Por Víctor Arzate
The Act of Killing, Joshua Oppenheimer y Christine Cynn, 2012.
Pocas personas pueden experimentar la muerte de una forma tan despreocupada; inventarse métodos para amedrentar rehenes, o imitar procedimientos de las películas de gángsters para asesinar personas. Sin embargo, cuando el ambiente social y político es propicio, las acciones más atroces pueden ir acompañadas de risas, camaradería e incluso de heroicidad.
En El acto de matar, un documental dirigido por Joshua Oppenheimer y Christine Cynn, veremos cómo un grupo de matones (activo en la década de los 60), se divierte recreando los eventos más envilecidos de su labor.
Anwar Congo, uno de los gángsters más temidos de la masacre, narra cómo mejoró su técnica para asesinar comunistas, pasando de las golpizas brutales a la estrangulación con cable para evitar las molestias producidas por el mal olor y las manchas de la sangre. Luego, el protagonista nos explica jocosamente la manera en que se deshacía de los recuerdos: “Trataba de olvidarlo todo con buena música, bailando, sintiéndome feliz. Un poco de alcohol. Un poco de marihuana. Un poco de éxtasis. Cuando me emborrachaba, volaba y me sentía feliz. Chachachá”. (Anwar sonríe y baila sobre el suelo donde degollaba personas).
Los directores hacen un ejercicio interesante al otorgar total libertad a los asesinos para recrear la forma en que operaban. A través del rodaje podemos explorar las inquietudes estéticas de estos “amables” hampones, su preocupación por salir bien a cuadro, la soltura que se dan para jugar con el dolor colectivo de un pueblo, y el sadismo del que se jactan sonrientes ante la cámara.
Este filme, además de dar voz a una de las masacres más viles de la historia, nos hace encontrar resonancia en la sonrisa, el pudor y las preocupaciones de un grupo de asesinos. El espejo donde nos miramos se vuelve monstruoso al reflejar lugares de nuestra mente que nos conmociona reconocer: nuestro sadismo.
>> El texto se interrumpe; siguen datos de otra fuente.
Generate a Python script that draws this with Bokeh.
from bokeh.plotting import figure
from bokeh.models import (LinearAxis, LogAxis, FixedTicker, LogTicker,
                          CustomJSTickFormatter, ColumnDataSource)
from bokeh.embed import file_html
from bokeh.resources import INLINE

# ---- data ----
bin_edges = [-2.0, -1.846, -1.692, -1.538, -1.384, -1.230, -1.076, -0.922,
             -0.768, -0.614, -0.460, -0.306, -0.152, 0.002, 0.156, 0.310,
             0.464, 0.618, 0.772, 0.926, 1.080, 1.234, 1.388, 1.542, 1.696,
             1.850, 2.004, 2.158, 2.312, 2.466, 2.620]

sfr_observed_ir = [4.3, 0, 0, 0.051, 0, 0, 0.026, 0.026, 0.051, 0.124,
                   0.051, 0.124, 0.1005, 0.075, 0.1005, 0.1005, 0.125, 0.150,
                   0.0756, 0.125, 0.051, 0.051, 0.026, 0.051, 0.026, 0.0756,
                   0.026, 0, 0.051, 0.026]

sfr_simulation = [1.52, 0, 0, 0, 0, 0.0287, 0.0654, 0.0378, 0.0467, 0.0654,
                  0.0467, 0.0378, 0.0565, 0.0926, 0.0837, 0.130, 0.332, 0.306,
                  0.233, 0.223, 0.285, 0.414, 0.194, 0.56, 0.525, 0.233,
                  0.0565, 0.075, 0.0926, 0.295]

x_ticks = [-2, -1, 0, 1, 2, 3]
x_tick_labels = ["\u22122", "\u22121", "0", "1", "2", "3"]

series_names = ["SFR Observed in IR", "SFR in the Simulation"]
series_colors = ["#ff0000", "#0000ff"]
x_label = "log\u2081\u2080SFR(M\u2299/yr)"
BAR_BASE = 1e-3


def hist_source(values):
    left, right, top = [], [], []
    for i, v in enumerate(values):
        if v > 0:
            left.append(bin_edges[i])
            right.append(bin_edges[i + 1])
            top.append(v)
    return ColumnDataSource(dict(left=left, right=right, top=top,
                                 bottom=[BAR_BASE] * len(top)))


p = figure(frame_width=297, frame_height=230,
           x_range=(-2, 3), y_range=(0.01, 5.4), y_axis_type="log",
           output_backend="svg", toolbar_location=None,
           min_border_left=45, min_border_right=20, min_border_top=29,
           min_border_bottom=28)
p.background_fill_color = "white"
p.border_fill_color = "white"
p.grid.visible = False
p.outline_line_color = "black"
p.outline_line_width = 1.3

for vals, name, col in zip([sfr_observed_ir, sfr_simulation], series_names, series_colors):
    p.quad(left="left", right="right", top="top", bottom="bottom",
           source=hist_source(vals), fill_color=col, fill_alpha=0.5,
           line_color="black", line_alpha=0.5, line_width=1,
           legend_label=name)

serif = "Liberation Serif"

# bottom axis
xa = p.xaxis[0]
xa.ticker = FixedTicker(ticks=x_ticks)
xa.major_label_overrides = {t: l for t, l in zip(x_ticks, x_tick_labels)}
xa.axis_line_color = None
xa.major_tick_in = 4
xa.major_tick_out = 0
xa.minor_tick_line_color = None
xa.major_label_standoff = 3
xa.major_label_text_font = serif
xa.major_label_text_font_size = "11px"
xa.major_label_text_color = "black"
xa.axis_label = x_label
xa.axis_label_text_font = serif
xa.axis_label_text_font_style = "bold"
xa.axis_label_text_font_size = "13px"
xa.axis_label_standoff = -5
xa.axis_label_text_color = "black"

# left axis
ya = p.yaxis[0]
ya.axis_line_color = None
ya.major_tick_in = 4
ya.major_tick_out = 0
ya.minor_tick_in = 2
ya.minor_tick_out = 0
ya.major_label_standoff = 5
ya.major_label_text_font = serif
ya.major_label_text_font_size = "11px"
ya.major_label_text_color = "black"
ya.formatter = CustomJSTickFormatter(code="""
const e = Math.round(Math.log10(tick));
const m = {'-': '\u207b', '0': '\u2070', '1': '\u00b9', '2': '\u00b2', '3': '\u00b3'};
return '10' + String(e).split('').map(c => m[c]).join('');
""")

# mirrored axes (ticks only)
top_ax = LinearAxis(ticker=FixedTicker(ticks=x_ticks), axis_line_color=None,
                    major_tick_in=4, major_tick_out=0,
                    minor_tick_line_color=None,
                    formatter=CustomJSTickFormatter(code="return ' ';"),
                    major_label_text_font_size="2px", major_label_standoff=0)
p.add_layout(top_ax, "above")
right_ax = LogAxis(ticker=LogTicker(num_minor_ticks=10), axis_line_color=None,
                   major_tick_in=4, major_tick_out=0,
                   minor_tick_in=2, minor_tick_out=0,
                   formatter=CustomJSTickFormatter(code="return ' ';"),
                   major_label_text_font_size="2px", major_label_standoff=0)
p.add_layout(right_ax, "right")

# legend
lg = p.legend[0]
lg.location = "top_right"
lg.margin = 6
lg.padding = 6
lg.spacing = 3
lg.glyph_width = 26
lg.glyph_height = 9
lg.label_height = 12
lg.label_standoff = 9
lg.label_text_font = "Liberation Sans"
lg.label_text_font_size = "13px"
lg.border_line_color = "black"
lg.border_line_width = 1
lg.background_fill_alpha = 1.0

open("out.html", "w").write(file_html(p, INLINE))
Ya sea por curiosidad, psicopatía, instinto, o recuerdos del inconsciente colectivo, hay un punto en que el público siente empatía con los gritos, los golpes y la maldad propiciada por aquellos matones vestidos con trajes caqui y camisas de colores tropicales. Esto asusta a cualquiera que esté frente a la pantalla, y hace que el espectador desee salir corriendo de la sala para ocultar su lado bestial, o en el peor de los casos, para explotarlo.